Gwin Jackson Kolb, English scholar and book collector: born Aberdeen, Mississippi 2 November 1919; Professor of English, University of Chicago 1949-89, Chair of the English Department 1963-72, Chester D. Tripp Professor Emeritus in the Humanities 1989-2006; married 1943 Ruth Godbold (one son, one daughter); died Chicago 3 April 2006.
The History of Rasselas, Prince of Abyssinia, Samuel Johnson's celebrated oriental tale, takes the hero to Cairo, where he visits a school of rhetoric. One lecturer in particular, a sage who seems to be both "wise and happy," inspires in Rasselas a "veneration due to the instructions of a superiour being". Yet at the end of their encounter, the prince leaves the professor disillusioned by the gap between rhetoric and reality.
Gwin J. Kolb - who spent a professional lifetime editing, teaching, and collecting Rasselas - was in substance what Johnson's sage merely appeared to be. A truly wise and rationally happy man, he translated principles into practice, thereby inspiring admiration and devotion in three generations of students, colleagues, and scholars. Like his friend the writer Eudora Welty, he believed in decorum: as the occasion demanded, he could be correct or quirky, reserved or relaxed, deliver an incisive commentary on William Law's Serious Call to a Devout and Holy Life or take ribald delight in John Cleland's Fanny Hill. In all things he exemplified and exalted the power of the human voice.

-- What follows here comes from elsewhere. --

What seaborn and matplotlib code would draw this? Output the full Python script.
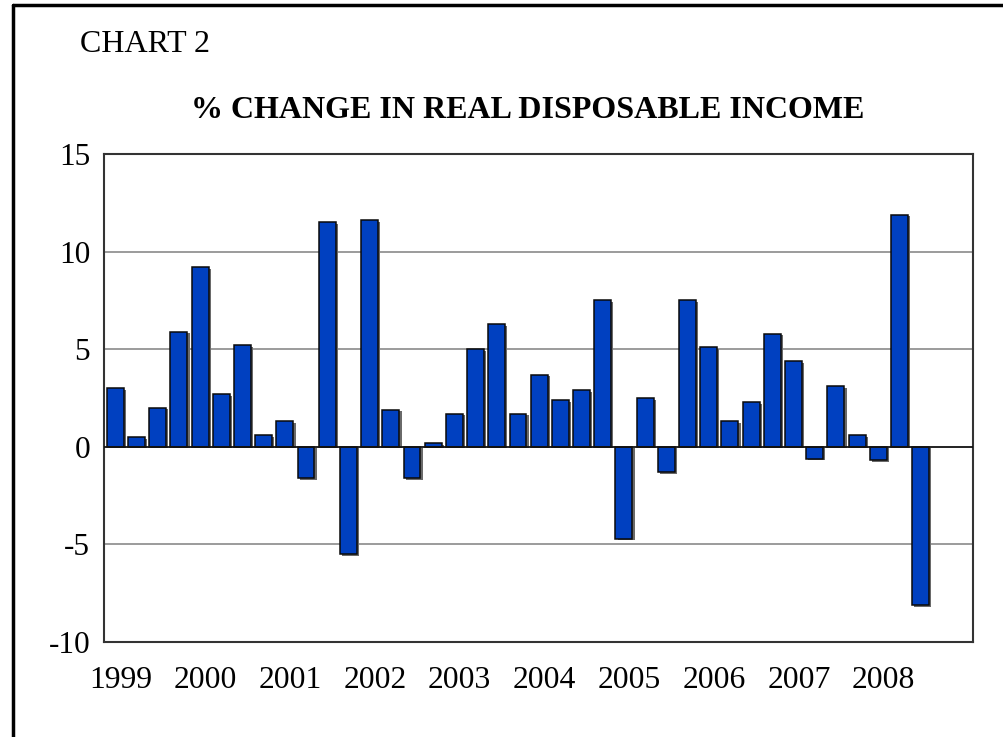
import matplotlib
matplotlib.use("Agg")
import matplotlib.pyplot as plt
import matplotlib.patheffects as pe
from matplotlib.lines import Line2D
import seaborn as sns
import pandas as pd

years = [str(y) for y in range(1999, 2009)]
quarters = [f"{y}Q{q}" for y in range(1999, 2009) for q in range(1, 5)][:39]
values = [3.0, 0.5, 2.0, 5.9,
          9.2, 2.7, 5.2, 0.6,
          1.3, -1.6, 11.5, -5.5,
          11.6, 1.9, -1.6, 0.2,
          1.7, 5.0, 6.3, 1.7,
          3.7, 2.4, 2.9, 7.5,
          -4.7, 2.5, -1.3, 7.5,
          5.1, 1.3, 2.3, 5.8,
          4.4, -0.6, 3.1, 0.6,
          -0.7, 11.9, -8.1]
yticks = [-10, -5, 0, 5, 10, 15]

df = pd.DataFrame({"quarter": quarters, "value": values})

sns.set_theme(style="white")
plt.rcParams['font.family'] = ['Liberation Serif', 'DejaVu Serif']
plt.rcParams['text.color'] = 'black'

fig = plt.figure(figsize=(10.04, 7.37), dpi=100)
ax = fig.add_axes([0.1036, 0.1289, 0.969 - 0.1036, 0.791 - 0.1289])

sns.barplot(data=df, x="quarter", y="value", order=quarters, color="#0040C0",
            saturation=1, width=0.8, edgecolor="#0a0a0a", linewidth=1.1, ax=ax,
            zorder=3)
for p in ax.patches:
    p.set_path_effects([pe.SimplePatchShadow(offset=(1.6, -1.2), shadow_rgbFace="#6a6a6a", alpha=1.0),
                        pe.Normal()])

ax.set_xlim(-0.53, 40.46)
ax.set_ylim(-10, 15)
ax.set_yticks(yticks)
ax.set_yticklabels([str(t) for t in yticks], fontsize=22.5, color="black")
ax.set_xticks([i * 4 + 0.25 for i in range(len(years))])
ax.set_xticklabels(years, fontsize=22.8, color="black")
ax.tick_params(axis="both", length=0, labelcolor="black")
ax.tick_params(axis="y", pad=10)
ax.tick_params(axis="x", pad=17)
ax.set_xlabel("")
ax.set_ylabel("")

for t in [-5, 5, 10]:
    ax.axhline(t, color="#8a8a8a", lw=1.2, zorder=1)
ax.axhline(0, color="#111111", lw=1.3, zorder=4)

for s in ax.spines.values():
    s.set_visible(True)
    s.set_color("#333333")
    s.set_linewidth(1.5)

fig.text(80 / 1004, 1 - 44 / 737, "CHART 2", fontsize=23, ha="left", va="center", color="black")
fig.text(528 / 1004, 1 - 110 / 737, "% CHANGE IN REAL DISPOSABLE INCOME",
         fontsize=23, fontweight="bold", ha="center", va="center", color="black")

# outer frame (left and top edges)
fig.add_artist(Line2D([13 / 1004, 13 / 1004], [0, 1 - 4.5 / 737], transform=fig.transFigure,
                      color="black", lw=2.5))
fig.add_artist(Line2D([13 / 1004, 1], [1 - 4.5 / 737, 1 - 4.5 / 737], transform=fig.transFigure,
                      color="black", lw=2.5))

fig.savefig("out.png", dpi=100, facecolor="white")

Gwin Kolb grew up in the Deep South during the Depression. Despite the pressures of genteel poverty, Kolb's mother fostered his innate love of learning: as he recounted in later life, she bought The Lincoln Library of Essential Information on the instalment plan, paying for it by selling eggs and milk. The taste for acquiring and imparting "essential information" remained with Kolb throughout a lifetime of scholarship and teaching. At Millsaps College in Jackson, Mississippi, Kolb found both his vocation and his future wife, Ruth Godbold, a devoted companion and collaborator.
The loyalty that marked Kolb's personal life also defined his public career: after serving for three years in the US Navy (1942-45), he began his graduate studies at the University of Chicago and never left. A newly minted PhD, he joined the faculty of the Department of English in 1949 and rose steadily through the ranks, retiring in 1989 as Chester D. Tripp Professor in the Humanities. During this 40-year period, Kolb served the university in a variety of capacities: departmental chairman, head of the undergraduate Humanities Division, residential master and member of countless committees.
This impressive record of service is also a record of Kolb's costly but endearing inability to say "no". Nevertheless, he found time to begin the transformation of his doctoral dissertation on Rasselas into a fully-fledged scholarly edition of the work, and to collaborate with his senior colleague, James H. Sledd, on a study of Johnson the lexicographer. Dr Johnson's Dictionary: essays in the biography of a book appeared in 1955. Kolb spent the following year in England on a Guggenheim fellowship, during which he acquired one of his treasures, a fourth edition of Johnson's Dictionary. Kolb enjoyed telling the story of the hapless bookseller who, having no idea that Johnson's revisions made the fourth edition as valuable as the first, responded to Kolb's murmured "What a pity it's not a first" with a substantial reduction in price.
The joint authorship of Dr Johnson's Dictionary was characteristic: all of Kolb's major endeavours involved unusually close collaborations. Rasselas and Other Tales, published in 1990 as Volume XVI of the Yale Edition of the Works of Samuel Johnson, bears his name alone, but the acknowledgements end by crediting "my wife Ruth, who has sustained and shared my labors for over forty years". Ruth Kolb also played an important role in the making of Johnson on the English Language, Volume XVIII of the Yale Edition, which was co-edited with Robert DeMaria and published in 2005. These two volumes are Kolb's most enduring scholarly monuments. His collaborative work as editor also extended to the distinguished journal Modern Philology, which he co-edited with Edward Rosenheim.
In 1955 Kolb received the University of Chicago's Quantrell Award for Excellence in Undergraduate Teaching. He was also teacher and adviser to scores of graduate students - and an important influence on many junior scholars as well, whose first steps he guided with a light yet steady hand.
In all of his dealings Kolb was both scrupulous and generous. As he would have wished, the definitions come from Johnson. Scrupulous: careful; vigilant; cautious. Generous: noble of mind; magnanimous; open of heart. As Kolb once confessed, the Great Cham in the flesh would have terrified him - but in the spirit, he set the standard for a life devoted to literae humaniores.